== REQUIRED WORK ==
Copy exactly the lines from the start of the material through the line with "A.bottom - A.top);". Pictures stay out of the copy.
-- START INFORMATION SUPPLIED --
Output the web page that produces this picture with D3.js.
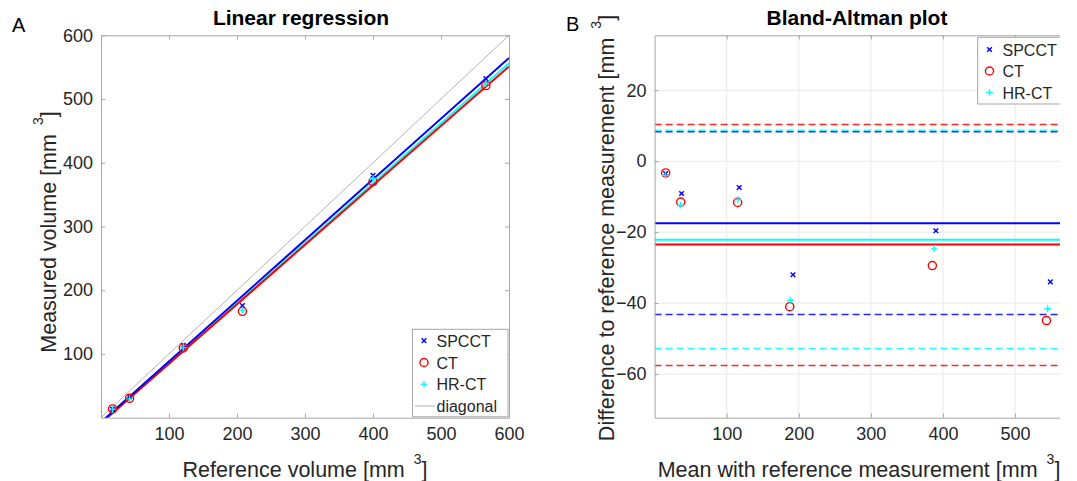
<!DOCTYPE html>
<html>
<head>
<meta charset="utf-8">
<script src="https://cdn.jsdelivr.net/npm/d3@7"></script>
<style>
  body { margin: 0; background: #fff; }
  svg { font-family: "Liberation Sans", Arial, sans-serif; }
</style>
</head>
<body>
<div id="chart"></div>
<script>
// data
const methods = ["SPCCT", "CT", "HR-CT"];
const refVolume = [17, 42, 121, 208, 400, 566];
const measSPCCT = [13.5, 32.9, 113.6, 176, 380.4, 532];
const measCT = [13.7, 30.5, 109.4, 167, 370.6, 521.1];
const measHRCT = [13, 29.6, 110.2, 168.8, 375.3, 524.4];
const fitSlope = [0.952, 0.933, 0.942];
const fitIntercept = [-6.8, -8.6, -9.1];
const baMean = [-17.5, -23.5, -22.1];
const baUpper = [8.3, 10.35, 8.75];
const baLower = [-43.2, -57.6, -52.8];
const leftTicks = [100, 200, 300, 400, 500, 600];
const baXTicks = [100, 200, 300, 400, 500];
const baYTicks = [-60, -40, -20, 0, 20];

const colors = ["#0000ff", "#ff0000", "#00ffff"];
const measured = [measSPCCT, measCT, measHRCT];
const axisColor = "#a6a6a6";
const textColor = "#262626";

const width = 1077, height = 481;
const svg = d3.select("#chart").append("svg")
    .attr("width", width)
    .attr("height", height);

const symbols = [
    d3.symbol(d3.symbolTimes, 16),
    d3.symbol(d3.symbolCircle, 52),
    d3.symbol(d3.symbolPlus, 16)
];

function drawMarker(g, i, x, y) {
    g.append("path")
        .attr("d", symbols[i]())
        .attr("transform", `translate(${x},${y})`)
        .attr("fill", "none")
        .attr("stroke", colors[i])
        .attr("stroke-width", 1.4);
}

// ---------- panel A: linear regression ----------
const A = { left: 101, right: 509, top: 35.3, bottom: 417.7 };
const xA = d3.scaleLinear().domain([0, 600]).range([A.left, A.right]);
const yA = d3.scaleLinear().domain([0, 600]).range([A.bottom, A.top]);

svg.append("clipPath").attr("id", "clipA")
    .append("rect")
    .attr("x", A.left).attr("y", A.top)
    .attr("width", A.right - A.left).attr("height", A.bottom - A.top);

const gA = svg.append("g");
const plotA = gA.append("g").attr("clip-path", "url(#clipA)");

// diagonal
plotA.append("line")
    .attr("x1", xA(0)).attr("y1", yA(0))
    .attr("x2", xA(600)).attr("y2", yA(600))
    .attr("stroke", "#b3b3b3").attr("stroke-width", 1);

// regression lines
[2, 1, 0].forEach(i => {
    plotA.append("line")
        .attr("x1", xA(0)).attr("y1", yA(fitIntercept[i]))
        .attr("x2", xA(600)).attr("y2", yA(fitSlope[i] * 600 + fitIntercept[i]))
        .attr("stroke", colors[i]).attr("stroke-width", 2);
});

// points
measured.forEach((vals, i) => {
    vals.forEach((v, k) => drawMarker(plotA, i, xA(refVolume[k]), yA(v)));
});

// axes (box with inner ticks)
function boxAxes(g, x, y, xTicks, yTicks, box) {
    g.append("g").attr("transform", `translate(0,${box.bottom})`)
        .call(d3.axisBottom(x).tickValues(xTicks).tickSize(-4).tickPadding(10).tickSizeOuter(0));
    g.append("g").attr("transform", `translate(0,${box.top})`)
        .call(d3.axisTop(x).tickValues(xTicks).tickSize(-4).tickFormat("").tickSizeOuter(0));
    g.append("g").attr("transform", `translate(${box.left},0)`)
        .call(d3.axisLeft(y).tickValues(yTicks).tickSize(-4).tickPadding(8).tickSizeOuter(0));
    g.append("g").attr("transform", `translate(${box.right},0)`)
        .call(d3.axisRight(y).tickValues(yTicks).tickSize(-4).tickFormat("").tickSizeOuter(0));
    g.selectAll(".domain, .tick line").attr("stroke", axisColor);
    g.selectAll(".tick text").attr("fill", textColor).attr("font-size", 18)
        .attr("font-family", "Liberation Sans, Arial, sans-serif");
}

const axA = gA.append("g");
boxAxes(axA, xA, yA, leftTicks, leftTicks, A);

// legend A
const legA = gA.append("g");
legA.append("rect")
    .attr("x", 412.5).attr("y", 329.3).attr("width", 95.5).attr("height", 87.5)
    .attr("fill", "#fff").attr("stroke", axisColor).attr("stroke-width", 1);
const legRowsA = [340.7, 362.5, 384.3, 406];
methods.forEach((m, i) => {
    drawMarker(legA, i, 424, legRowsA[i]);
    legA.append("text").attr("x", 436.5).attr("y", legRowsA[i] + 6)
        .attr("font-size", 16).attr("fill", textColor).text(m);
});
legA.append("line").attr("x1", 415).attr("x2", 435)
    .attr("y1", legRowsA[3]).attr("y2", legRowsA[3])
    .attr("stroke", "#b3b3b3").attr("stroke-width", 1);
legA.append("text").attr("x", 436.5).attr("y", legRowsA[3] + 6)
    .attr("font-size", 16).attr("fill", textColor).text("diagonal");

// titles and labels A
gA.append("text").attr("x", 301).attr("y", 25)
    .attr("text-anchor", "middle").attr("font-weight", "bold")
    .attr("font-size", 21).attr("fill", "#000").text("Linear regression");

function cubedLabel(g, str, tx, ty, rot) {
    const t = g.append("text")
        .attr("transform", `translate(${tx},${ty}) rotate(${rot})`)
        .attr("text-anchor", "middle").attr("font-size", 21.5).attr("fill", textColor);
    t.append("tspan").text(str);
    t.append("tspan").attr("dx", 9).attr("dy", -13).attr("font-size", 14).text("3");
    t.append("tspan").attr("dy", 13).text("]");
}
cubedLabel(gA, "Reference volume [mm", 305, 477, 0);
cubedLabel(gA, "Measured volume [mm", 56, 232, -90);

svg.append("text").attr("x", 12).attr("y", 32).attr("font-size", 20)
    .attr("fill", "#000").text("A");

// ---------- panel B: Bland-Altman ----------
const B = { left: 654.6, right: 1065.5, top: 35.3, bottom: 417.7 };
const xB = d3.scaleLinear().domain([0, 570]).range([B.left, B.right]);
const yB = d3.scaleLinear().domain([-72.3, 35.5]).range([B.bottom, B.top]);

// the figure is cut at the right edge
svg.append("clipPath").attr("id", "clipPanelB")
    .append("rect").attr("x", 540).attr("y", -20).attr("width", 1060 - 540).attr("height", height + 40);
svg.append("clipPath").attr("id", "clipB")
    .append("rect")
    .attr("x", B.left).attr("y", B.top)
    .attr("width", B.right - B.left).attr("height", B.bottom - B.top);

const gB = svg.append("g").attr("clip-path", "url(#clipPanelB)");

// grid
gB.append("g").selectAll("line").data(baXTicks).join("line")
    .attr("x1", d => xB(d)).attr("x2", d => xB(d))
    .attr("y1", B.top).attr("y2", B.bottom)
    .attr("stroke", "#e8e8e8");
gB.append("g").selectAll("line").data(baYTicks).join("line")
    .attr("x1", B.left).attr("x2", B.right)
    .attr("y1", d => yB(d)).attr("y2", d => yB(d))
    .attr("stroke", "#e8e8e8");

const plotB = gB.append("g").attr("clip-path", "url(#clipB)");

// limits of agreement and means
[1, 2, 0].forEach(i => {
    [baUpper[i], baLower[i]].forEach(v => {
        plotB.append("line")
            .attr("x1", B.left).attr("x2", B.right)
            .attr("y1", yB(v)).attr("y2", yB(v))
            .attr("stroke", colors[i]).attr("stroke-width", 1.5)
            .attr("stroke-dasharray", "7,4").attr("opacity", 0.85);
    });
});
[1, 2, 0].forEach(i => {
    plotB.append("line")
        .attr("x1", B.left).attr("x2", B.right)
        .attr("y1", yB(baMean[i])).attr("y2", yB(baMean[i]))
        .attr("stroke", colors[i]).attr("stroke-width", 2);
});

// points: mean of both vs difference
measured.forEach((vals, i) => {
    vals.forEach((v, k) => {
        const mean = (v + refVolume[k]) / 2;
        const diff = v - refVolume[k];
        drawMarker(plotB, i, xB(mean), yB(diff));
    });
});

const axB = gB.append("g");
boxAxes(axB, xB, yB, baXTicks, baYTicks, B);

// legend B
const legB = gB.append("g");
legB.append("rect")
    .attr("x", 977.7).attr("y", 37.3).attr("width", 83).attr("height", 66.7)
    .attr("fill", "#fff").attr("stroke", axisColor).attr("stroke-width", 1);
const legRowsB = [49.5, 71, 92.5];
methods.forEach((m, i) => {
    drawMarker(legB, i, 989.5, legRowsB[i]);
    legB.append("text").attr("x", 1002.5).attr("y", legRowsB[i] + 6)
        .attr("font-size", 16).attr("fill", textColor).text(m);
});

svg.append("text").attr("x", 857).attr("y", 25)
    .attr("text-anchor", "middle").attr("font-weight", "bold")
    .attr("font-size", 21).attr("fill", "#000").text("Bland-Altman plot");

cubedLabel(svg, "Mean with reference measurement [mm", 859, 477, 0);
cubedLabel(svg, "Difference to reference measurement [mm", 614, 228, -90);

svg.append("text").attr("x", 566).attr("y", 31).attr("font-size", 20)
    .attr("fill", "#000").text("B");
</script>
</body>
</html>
-- END INFORMATION SUPPLIED --
== FINISHED TASK ==
Output the web page that produces this picture with D3.js.
<!DOCTYPE html>
<html>
<head>
<meta charset="utf-8">
<script src="https://cdn.jsdelivr.net/npm/d3@7"></script>
<style>
  body { margin: 0; background: #fff; }
  svg { font-family: "Liberation Sans", Arial, sans-serif; }
</style>
</head>
<body>
<div id="chart"></div>
<script>
// data
const methods = ["SPCCT", "CT", "HR-CT"];
const refVolume = [17, 42, 121, 208, 400, 566];
const measSPCCT = [13.5, 32.9, 113.6, 176, 380.4, 532];
const measCT = [13.7, 30.5, 109.4, 167, 370.6, 521.1];
const measHRCT = [13, 29.6, 110.2, 168.8, 375.3, 524.4];
const fitSlope = [0.952, 0.933, 0.942];
const fitIntercept = [-6.8, -8.6, -9.1];
const baMean = [-17.5, -23.5, -22.1];
const baUpper = [8.3, 10.35, 8.75];
const baLower = [-43.2, -57.6, -52.8];
const leftTicks = [100, 200, 300, 400, 500, 600];
const baXTicks = [100, 200, 300, 400, 500];
const baYTicks = [-60, -40, -20, 0, 20];

const colors = ["#0000ff", "#ff0000", "#00ffff"];
const measured = [measSPCCT, measCT, measHRCT];
const axisColor = "#a6a6a6";
const textColor = "#262626";

const width = 1077, height = 481;
const svg = d3.select("#chart").append("svg")
    .attr("width", width)
    .attr("height", height);

const symbols = [
    d3.symbol(d3.symbolTimes, 16),
    d3.symbol(d3.symbolCircle, 52),
    d3.symbol(d3.symbolPlus, 16)
];

function drawMarker(g, i, x, y) {
    g.append("path")
        .attr("d", symbols[i]())
        .attr("transform", `translate(${x},${y})`)
        .attr("fill", "none")
        .attr("stroke", colors[i])
        .attr("stroke-width", 1.4);
}

// ---------- panel A: linear regression ----------
const A = { left: 101, right: 509, top: 35.3, bottom: 417.7 };
const xA = d3.scaleLinear().domain([0, 600]).range([A.left, A.right]);
const yA = d3.scaleLinear().domain([0, 600]).range([A.bottom, A.top]);

svg.append("clipPath").attr("id", "clipA")
    .append("rect")
    .attr("x", A.left).attr("y", A.top)
    .attr("width", A.right - A.left).attr("height", A.bottom - A.top);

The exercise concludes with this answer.